## [Given data]
* start *
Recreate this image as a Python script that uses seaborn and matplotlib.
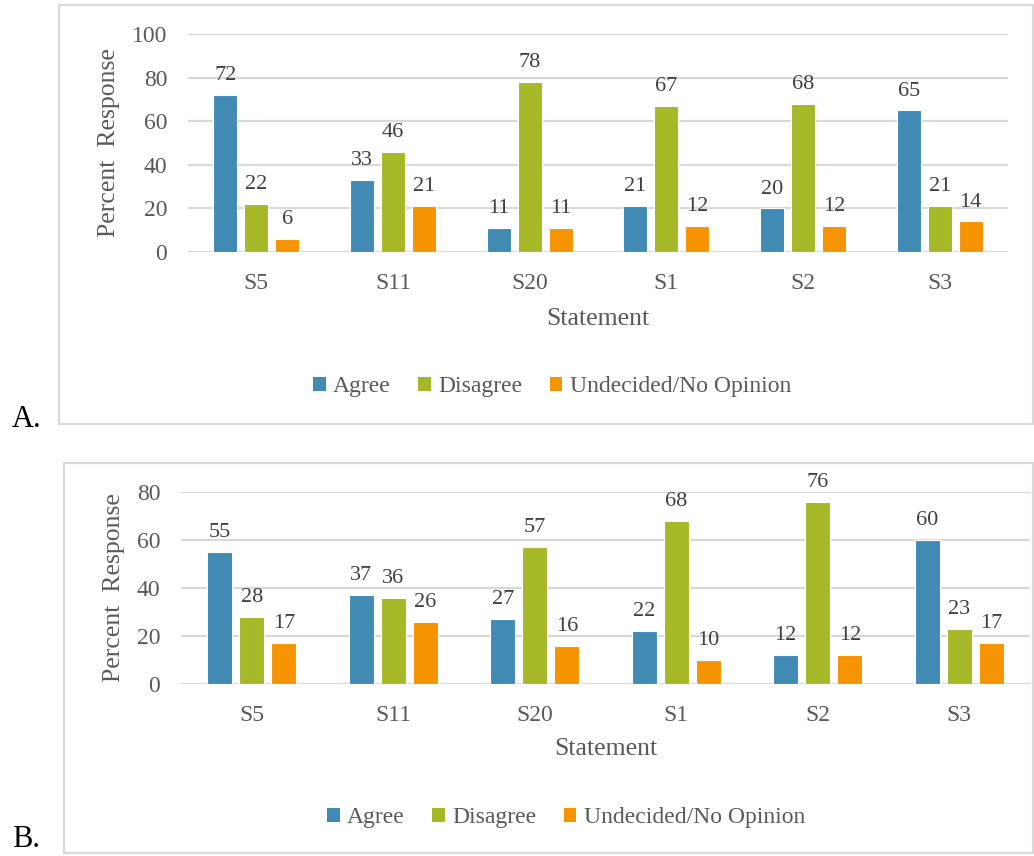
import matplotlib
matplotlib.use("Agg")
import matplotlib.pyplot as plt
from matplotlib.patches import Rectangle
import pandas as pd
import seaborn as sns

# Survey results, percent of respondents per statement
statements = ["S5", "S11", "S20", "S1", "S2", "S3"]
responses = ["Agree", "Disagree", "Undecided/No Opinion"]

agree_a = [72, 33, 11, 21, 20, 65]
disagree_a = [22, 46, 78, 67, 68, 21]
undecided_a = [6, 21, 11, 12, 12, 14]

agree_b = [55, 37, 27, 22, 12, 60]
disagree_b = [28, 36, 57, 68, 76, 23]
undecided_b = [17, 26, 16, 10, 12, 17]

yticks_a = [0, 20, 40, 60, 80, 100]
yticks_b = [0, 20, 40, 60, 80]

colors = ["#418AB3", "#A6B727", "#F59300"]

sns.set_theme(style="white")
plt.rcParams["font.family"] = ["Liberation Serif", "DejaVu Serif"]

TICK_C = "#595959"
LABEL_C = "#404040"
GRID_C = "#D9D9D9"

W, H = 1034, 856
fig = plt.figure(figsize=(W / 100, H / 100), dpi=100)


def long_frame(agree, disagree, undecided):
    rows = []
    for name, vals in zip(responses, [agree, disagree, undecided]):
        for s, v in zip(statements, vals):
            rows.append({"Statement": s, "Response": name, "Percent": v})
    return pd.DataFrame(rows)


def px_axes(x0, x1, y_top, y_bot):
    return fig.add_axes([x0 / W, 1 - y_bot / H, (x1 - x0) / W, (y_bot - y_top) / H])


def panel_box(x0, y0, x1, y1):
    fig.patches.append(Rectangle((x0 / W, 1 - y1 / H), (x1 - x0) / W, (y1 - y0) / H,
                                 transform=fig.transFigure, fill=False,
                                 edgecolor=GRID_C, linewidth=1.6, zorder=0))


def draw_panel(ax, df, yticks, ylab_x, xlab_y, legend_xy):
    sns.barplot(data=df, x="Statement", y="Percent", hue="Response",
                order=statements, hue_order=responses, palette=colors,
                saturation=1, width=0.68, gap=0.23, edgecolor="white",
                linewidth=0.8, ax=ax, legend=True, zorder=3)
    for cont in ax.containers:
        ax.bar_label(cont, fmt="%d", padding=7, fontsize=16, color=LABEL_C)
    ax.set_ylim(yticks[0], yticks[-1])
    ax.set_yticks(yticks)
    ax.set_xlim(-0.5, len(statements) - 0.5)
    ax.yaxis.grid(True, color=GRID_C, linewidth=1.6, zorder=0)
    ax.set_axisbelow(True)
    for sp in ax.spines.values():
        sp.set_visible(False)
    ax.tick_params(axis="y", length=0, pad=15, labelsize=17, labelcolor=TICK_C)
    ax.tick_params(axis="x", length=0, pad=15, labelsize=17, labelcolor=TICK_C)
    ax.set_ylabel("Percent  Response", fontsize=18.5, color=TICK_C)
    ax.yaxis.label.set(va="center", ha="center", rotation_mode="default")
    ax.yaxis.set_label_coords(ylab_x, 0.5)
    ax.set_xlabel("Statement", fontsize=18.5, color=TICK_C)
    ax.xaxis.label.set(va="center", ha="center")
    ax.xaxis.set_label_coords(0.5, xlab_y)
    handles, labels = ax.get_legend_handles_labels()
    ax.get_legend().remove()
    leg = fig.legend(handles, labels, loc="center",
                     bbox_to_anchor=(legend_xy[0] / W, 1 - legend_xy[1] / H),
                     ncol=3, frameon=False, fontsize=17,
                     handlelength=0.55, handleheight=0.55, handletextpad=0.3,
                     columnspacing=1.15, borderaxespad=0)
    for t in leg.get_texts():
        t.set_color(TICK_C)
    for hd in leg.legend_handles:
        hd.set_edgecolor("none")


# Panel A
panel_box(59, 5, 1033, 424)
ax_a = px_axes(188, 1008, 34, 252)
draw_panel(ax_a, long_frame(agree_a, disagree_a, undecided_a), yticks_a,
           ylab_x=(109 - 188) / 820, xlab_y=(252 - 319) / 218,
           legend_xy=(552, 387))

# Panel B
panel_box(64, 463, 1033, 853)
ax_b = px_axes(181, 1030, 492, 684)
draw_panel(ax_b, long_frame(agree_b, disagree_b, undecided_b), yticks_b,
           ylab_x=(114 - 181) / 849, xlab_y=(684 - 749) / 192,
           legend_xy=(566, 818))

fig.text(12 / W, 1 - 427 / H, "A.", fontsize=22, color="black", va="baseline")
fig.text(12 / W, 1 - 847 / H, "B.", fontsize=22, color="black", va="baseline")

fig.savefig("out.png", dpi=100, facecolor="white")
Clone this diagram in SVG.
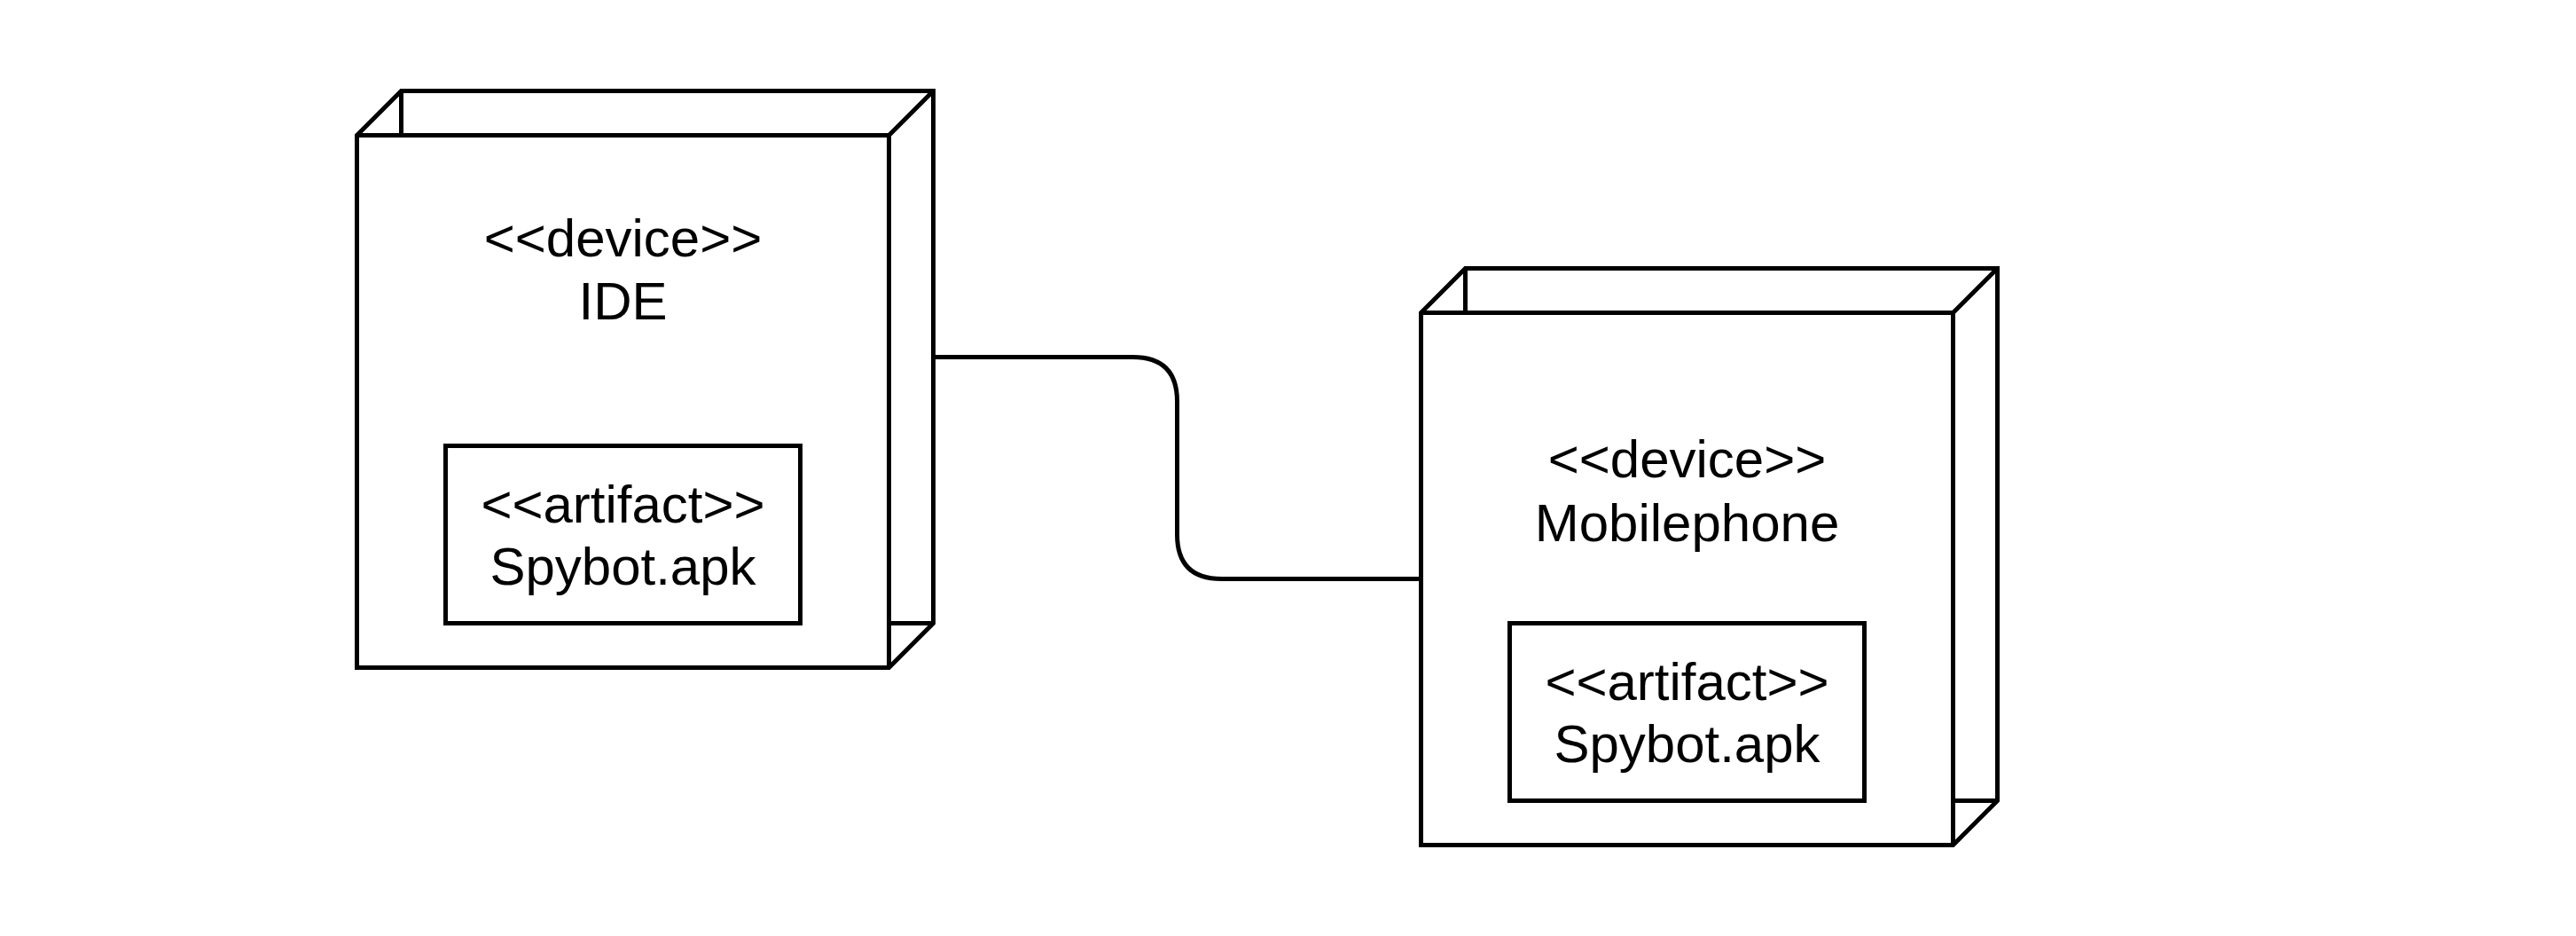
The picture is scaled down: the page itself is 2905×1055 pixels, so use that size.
* end *
## [What you need to do]
Write the lines above out again exactly, without any of their pictures.

## [Exercise output]
Recreate this image as a Python script that uses seaborn and matplotlib.
import matplotlib
matplotlib.use("Agg")
import matplotlib.pyplot as plt
from matplotlib.patches import Rectangle
import pandas as pd
import seaborn as sns

# Survey results, percent of respondents per statement
statements = ["S5", "S11", "S20", "S1", "S2", "S3"]
responses = ["Agree", "Disagree", "Undecided/No Opinion"]

agree_a = [72, 33, 11, 21, 20, 65]
disagree_a = [22, 46, 78, 67, 68, 21]
undecided_a = [6, 21, 11, 12, 12, 14]

agree_b = [55, 37, 27, 22, 12, 60]
disagree_b = [28, 36, 57, 68, 76, 23]
undecided_b = [17, 26, 16, 10, 12, 17]

yticks_a = [0, 20, 40, 60, 80, 100]
yticks_b = [0, 20, 40, 60, 80]

colors = ["#418AB3", "#A6B727", "#F59300"]

sns.set_theme(style="white")
plt.rcParams["font.family"] = ["Liberation Serif", "DejaVu Serif"]

TICK_C = "#595959"
LABEL_C = "#404040"
GRID_C = "#D9D9D9"

W, H = 1034, 856
fig = plt.figure(figsize=(W / 100, H / 100), dpi=100)


def long_frame(agree, disagree, undecided):
    rows = []
    for name, vals in zip(responses, [agree, disagree, undecided]):
        for s, v in zip(statements, vals):
            rows.append({"Statement": s, "Response": name, "Percent": v})
    return pd.DataFrame(rows)


def px_axes(x0, x1, y_top, y_bot):
    return fig.add_axes([x0 / W, 1 - y_bot / H, (x1 - x0) / W, (y_bot - y_top) / H])


def panel_box(x0, y0, x1, y1):
    fig.patches.append(Rectangle((x0 / W, 1 - y1 / H), (x1 - x0) / W, (y1 - y0) / H,
                                 transform=fig.transFigure, fill=False,
                                 edgecolor=GRID_C, linewidth=1.6, zorder=0))


def draw_panel(ax, df, yticks, ylab_x, xlab_y, legend_xy):
    sns.barplot(data=df, x="Statement", y="Percent", hue="Response",
                order=statements, hue_order=responses, palette=colors,
                saturation=1, width=0.68, gap=0.23, edgecolor="white",
                linewidth=0.8, ax=ax, legend=True, zorder=3)
    for cont in ax.containers:
        ax.bar_label(cont, fmt="%d", padding=7, fontsize=16, color=LABEL_C)
    ax.set_ylim(yticks[0], yticks[-1])
    ax.set_yticks(yticks)
    ax.set_xlim(-0.5, len(statements) - 0.5)
    ax.yaxis.grid(True, color=GRID_C, linewidth=1.6, zorder=0)
    ax.set_axisbelow(True)
    for sp in ax.spines.values():
        sp.set_visible(False)
    ax.tick_params(axis="y", length=0, pad=15, labelsize=17, labelcolor=TICK_C)
    ax.tick_params(axis="x", length=0, pad=15, labelsize=17, labelcolor=TICK_C)
    ax.set_ylabel("Percent  Response", fontsize=18.5, color=TICK_C)
    ax.yaxis.label.set(va="center", ha="center", rotation_mode="default")
    ax.yaxis.set_label_coords(ylab_x, 0.5)
    ax.set_xlabel("Statement", fontsize=18.5, color=TICK_C)
    ax.xaxis.label.set(va="center", ha="center")
    ax.xaxis.set_label_coords(0.5, xlab_y)
    handles, labels = ax.get_legend_handles_labels()
    ax.get_legend().remove()
    leg = fig.legend(handles, labels, loc="center",
                     bbox_to_anchor=(legend_xy[0] / W, 1 - legend_xy[1] / H),
                     ncol=3, frameon=False, fontsize=17,
                     handlelength=0.55, handleheight=0.55, handletextpad=0.3,
                     columnspacing=1.15, borderaxespad=0)
    for t in leg.get_texts():
        t.set_color(TICK_C)
    for hd in leg.legend_handles:
        hd.set_edgecolor("none")


# Panel A
panel_box(59, 5, 1033, 424)
ax_a = px_axes(188, 1008, 34, 252)
draw_panel(ax_a, long_frame(agree_a, disagree_a, undecided_a), yticks_a,
           ylab_x=(109 - 188) / 820, xlab_y=(252 - 319) / 218,
           legend_xy=(552, 387))

# Panel B
panel_box(64, 463, 1033, 853)
ax_b = px_axes(181, 1030, 492, 684)
draw_panel(ax_b, long_frame(agree_b, disagree_b, undecided_b), yticks_b,
           ylab_x=(114 - 181) / 849, xlab_y=(684 - 749) / 192,
           legend_xy=(566, 818))

fig.text(12 / W, 1 - 427 / H, "A.", fontsize=22, color="black", va="baseline")
fig.text(12 / W, 1 - 847 / H, "B.", fontsize=22, color="black", va="baseline")

fig.savefig("out.png", dpi=100, facecolor="white")
Clone this diagram in SVG.
The picture is scaled down: the page itself is 2905×1055 pixels, so use that size.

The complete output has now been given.